Scholars, political scientists, and economists from around the world attended the “New Thinking and the New G-20” conference on April 15 at the Capitol Hilton Hotel in Washington, DC. Timed to precede the spring meetings of the International Monetary Fund and the World Bank, 11 authors were invited to present published papers, offering recommendations for international policy cooperation and institutional innovation in global economic governance.

Launched in 2013 by Distinguished Professor Miles Kahler of the School of International Service (SIS) and Barry Eichengreen of the University of California, the “New Thinking and the New G-20” project works to bring new ideas and the perspective of emerging economies to global discussions of policy change and institutional reform. Additionally, the project aims to link researchers in the emerging economies more effectively to research networks in the industrialized world and to global policy discussions. The project is supported by the Centre for International Governance Innovation (CIGI) and the Institute for New Economic Thinking (INET).

“The growing role of the emerging economies in global governance, through the G-20 and other institutions, has not been reflected in new thinking about international financial and monetary cooperation,” noted Kahler. “Reform proposals since the global financial crisis have largely originated in the familiar transatlantic network of scholars and policymakers who have shaped past institutional initiatives. We decided to emphasize ‘next generation’ researchers from the emerging economies, since they will sustain the research network in the future.”

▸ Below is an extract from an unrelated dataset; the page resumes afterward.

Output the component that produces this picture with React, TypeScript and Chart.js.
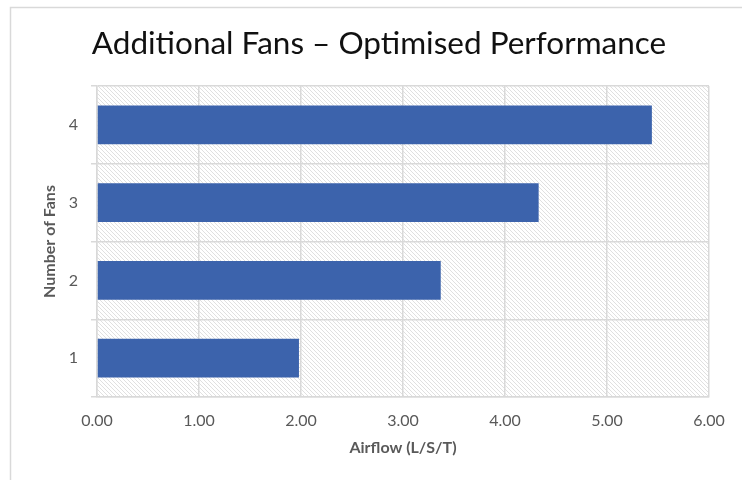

In early 2014, two interdisciplinary teams composed of economists and political scientists from both industrialized and emerging economies were identified and tasked with producing individual papers and collective policy recommendations. One team, led by SIS Professor Randall Henning, devoted its research to macroeconomic and financial cooperation. The second team, led by Professor Andrew Walter of the University of Melbourne School of Government, concentrated on international coordination of financial regulation. The research teams and their products serve as an initial test of a research network that connects individual researchers and research institutions in North America, Europe, and Japan with researchers in the emerging economies.

The April conference represented the culmination of this research. According to Professor Henning, who organized the conference, this event also provided a foundation for expanding the project’s research network. “The conference was the launching point of building a broader network to influence global economic governance and to inject ideas and recommendations into upcoming G-20 meetings,” said Henning.

The one-day conference also included a keynote address, “Debt, Imbalances and Secular Stagnation,” by Lord Adair Turner, Baron Turner of Ecchinswell. Lord Turner was Chairman of the U.K. Financial Services Authority from 2008-2012, has held several key positions in international finance, and is currently writing on these subjects. The conference concluded with an address by the Deputy Governor of the Central Bank of the Republic of Turkey, Turalay Kenç. Turkey currently holds the presidency of the G-20 and will host the upcoming November meeting of heads of state of G-20 countries.

Moving forward, the research project will expand its network to provide a continuing stream of new ideas, sustain international collaboration, and integrate researchers from the emerging economies into global policy discussions.